Congress enacted the National Forest Management Act in 1976 to guide management of the national forest system, which consists of 155 national forests and 20 national grasslands. In 1982, the Forest Service adopted national regulations to provide specific direction for activities such as logging, mining, livestock grazing and recreation. Those rules included strong, mandatory protections for fish and wildlife, requiring the Service to monitor and maintain viable populations.

The new rule represents the Forest Service’s fourth attempt since 2000 to weaken those 1982 regulations. All three previous attempts were challenged in court by the Center and allies; federal courts found all three unlawful. Like the 2000, 2005 and 2008 rules, the Obama administration’s new rule decreases protections for wildlife and increases the discretion of local Forest Service officials.

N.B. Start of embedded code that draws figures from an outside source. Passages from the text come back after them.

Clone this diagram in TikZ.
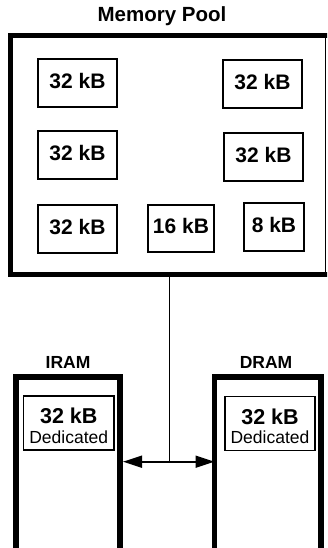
\documentclass[tikz,border=0pt]{standalone}
\usepackage{fontspec}
\setmainfont{Liberation Sans}
\usetikzlibrary{arrows.meta}
\tikzset{
  blk/.style={draw, line width=1.3pt, minimum width=79pt, minimum height=48pt,
    inner sep=0pt, outer sep=0pt, text depth=5pt,
    font=\fontsize{21}{24}\selectfont\bfseries},
  ram/.style={draw, line width=5.5pt, minimum width=105pt, minimum height=240pt,
    inner sep=0pt, outer sep=0pt},
  inbox/.style={draw, line width=1.3pt, minimum width=90pt, minimum height=54pt,
    inner sep=0pt, outer sep=0pt},
  intext/.style={align=center, inner sep=0pt, font=\fontsize{17.5}{19.5}\selectfont},
  ttl/.style={anchor=base, inner sep=0pt, font=\fontsize{20.5}{22}\selectfont\bfseries},
  ramttl/.style={anchor=base, inner sep=0pt, font=\fontsize{17.5}{20}\selectfont\bfseries},
  link/.style={line width=1pt},
  biarrow/.style={line width=1.6pt, {Triangle[length=19pt,width=12pt]}-{Triangle[length=19pt,width=12pt]}},
}
\begin{document}
\begin{tikzpicture}[x=1pt, y=-1pt]
\useasboundingbox (0,0) rectangle (327,548);
\clip (0,0) rectangle (327,548);
\fill[white] (0,0) rectangle (327,548);

% Memory pool
\node[ttl] (title) at (162,21.7) {Memory Pool};
\node[draw, line width=0.8pt, minimum width=315pt, minimum height=239pt, inner sep=0pt, outer sep=0pt]
  (pool) at (167.5,155) {};
\draw[line width=5pt, line join=miter] ([xshift=12pt]pool.north east) -- (pool.north west)
  -- (pool.south west) -- ([xshift=12pt]pool.south east);

\node[blk] (b1) at (77.5,83) {32 kB};
\node[blk] (b2) at (262.5,84) {32 kB};
\node[blk] (b3) at (77.5,155) {32 kB};
\node[blk] (b4) at (263.5,157) {32 kB};
\node[blk] (b5) at (77.5,229) {32 kB};
\node[blk, minimum width=66pt, minimum height=47pt] (b6) at (181,228.5) {16 kB};
\node[blk, minimum width=60pt] (b7) at (274,227) {8 kB};

% IRAM / DRAM
\node[ramttl] (iramt) at (68,368) {IRAM};
\node[ramttl] (dramt) at (266,368) {DRAM};
\node[ram, minimum width=104pt] (iram) at (68,497) {};
\node[ram, minimum width=106.5pt] (dram) at (267.75,497) {};

\node[inbox, minimum width=90.5pt] (iin) at (68.75,423) {};
\node[intext] (itxt) at ([yshift=-3pt]iin.center)
  {{\fontsize{21.5}{19.5}\selectfont\bfseries 32 kB}\\Dedicated};
\node[inbox] (din) at (270,423.5) {};
\node[intext] (dtxt) at ([yshift=-3pt]din.center)
  {{\fontsize{21.5}{19.5}\selectfont\bfseries 32 kB}\\Dedicated};

% connectors
\coordinate (j) at (169.3,461.7);
\draw[link] (pool.south -| j) -- (j);
\draw[biarrow, shorten <=3pt] (j -| iram.east) -- (j -| dram.west);
\end{tikzpicture}
\end{document}
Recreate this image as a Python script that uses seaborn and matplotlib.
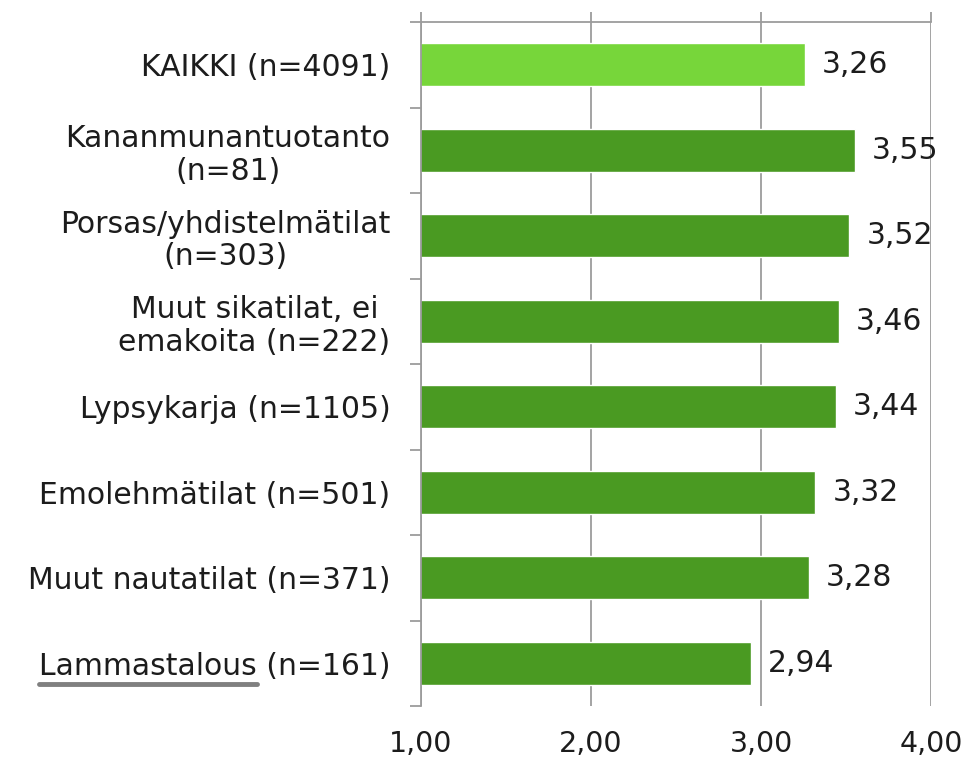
"""Horizontal bar chart: average score per production sector."""

import matplotlib
matplotlib.use("Agg")
import matplotlib.pyplot as plt
import pandas as pd
import seaborn as sns
from matplotlib.lines import Line2D

# data
categories = [
    "KAIKKI (n=4091)",
    "Kananmunantuotanto\n(n=81)",
    "Porsas/yhdistelmätilat\n(n=303)",
    "Muut sikatilat, ei\nemakoita (n=222)",
    "Lypsykarja (n=1105)",
    "Emolehmätilat (n=501)",
    "Muut nautatilat (n=371)",
    "Lammastalous (n=161)",
]
scores = [3.26, 3.55, 3.52, 3.46, 3.44, 3.32, 3.28, 2.94]
x_ticks = [1.0, 2.0, 3.0, 4.0]

LIGHT_GREEN = "#77d63a"
DARK_GREEN = "#4a9a22"
GRID_GRAY = "#9c9c9c"
TEXT = "#1c1c1c"
FS = 21.5


def fi_num(v):
    return f"{v:.2f}".replace(".", ",")


sns.set_theme(style="white")
plt.rcParams["font.family"] = ["DejaVu Sans"]

df = pd.DataFrame({"sector": categories, "score": scores})
colors = [LIGHT_GREEN] + [DARK_GREEN] * (len(categories) - 1)

fig = plt.figure(figsize=(9.71, 7.59), dpi=100)
ax = fig.add_axes([421 / 971, 1 - 706 / 759, (931 - 421) / 971, (706 - 22) / 759])

sns.barplot(
    data=df, x="score", y="sector", hue="sector", palette=colors,
    orient="h", width=0.5, legend=False, saturation=1, ax=ax,
)

ax.set_xlim(1, 4)
ax.set_ylim(len(categories) - 0.5, -0.5)
ax.set_xlabel("")
ax.set_ylabel("")

# gridlines behind bars
ax.set_axisbelow(True)
ax.set_xticks(x_ticks)
ax.set_xticklabels([fi_num(t) for t in x_ticks])
ax.grid(axis="x", color=GRID_GRAY, linewidth=1.3)

for side in ["right", "bottom"]:
    ax.spines[side].set_visible(False)
for side in ["top", "left"]:
    ax.spines[side].set_color(GRID_GRAY)
    ax.spines[side].set_linewidth(1.3)

ax.tick_params(axis="x", top=True, bottom=False, labeltop=False, labelbottom=True,
               direction="out", length=7, width=1.3, color=GRID_GRAY,
               labelsize=FS - 1, labelcolor=TEXT, pad=10)
ax.tick_params(axis="y", which="major", length=0, pad=22, labelsize=FS, labelcolor=TEXT)
ax.set_yticks([i - 0.5 for i in range(len(categories) + 1)], minor=True)
ax.tick_params(axis="y", which="minor", left=True, length=8, width=1.3, color=GRID_GRAY)

for lab in ax.get_yticklabels():
    lab.set_multialignment("center")
    lab.set_linespacing(1.15)

# value labels at the bar ends
for i, v in enumerate(scores):
    ax.text(v + 0.1, i, fi_num(v), va="center", ha="left", fontsize=FS, color=TEXT)

# grey underline under "Lammastalous" as in the original
fig.canvas.draw()
renderer = fig.canvas.get_renderer()
last = ax.get_yticklabels()[-1]
bb = last.get_window_extent(renderer)
probe = fig.text(0, 0, "Lammastalous", fontsize=FS)
wbb = probe.get_window_extent(renderer)
probe.remove()
W, H = fig.bbox.width, fig.bbox.height
y_line = (bb.y0 - 3) / H
fig.add_artist(Line2D([bb.x0 / W, (bb.x0 + wbb.width) / W], [y_line, y_line],
                      color="#808080", linewidth=3.5, transform=fig.transFigure))

fig.savefig("out.png", dpi=100)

The Forest Service’s 1982 regulations required that the Forest Service maintain viable populations of fish and wildlife; that requirement applied to both forest plans and site-specific projects. The new rule requires that the Forest Service only maintain viable populations of species “of conservation concern,” and only at the discretion of local forest supervisors; plan protections set forth for those species can be voluntary “guidelines” rather than mandatory “standards.” The new rule also replaces the longstanding administrative appeal process with a pre-decision objection process; it eliminates opportunities for post-decision administrative solutions, leaving litigation as the public’s only means to correct harmful and unlawful decisions.

“At a time when the emergency room is already overflowing with endangered species, weakening preventative care is exactly the wrong approach,” said McKinnon. “But by making species protection voluntary rather than necessary, that’s exactly what today’s rule does.”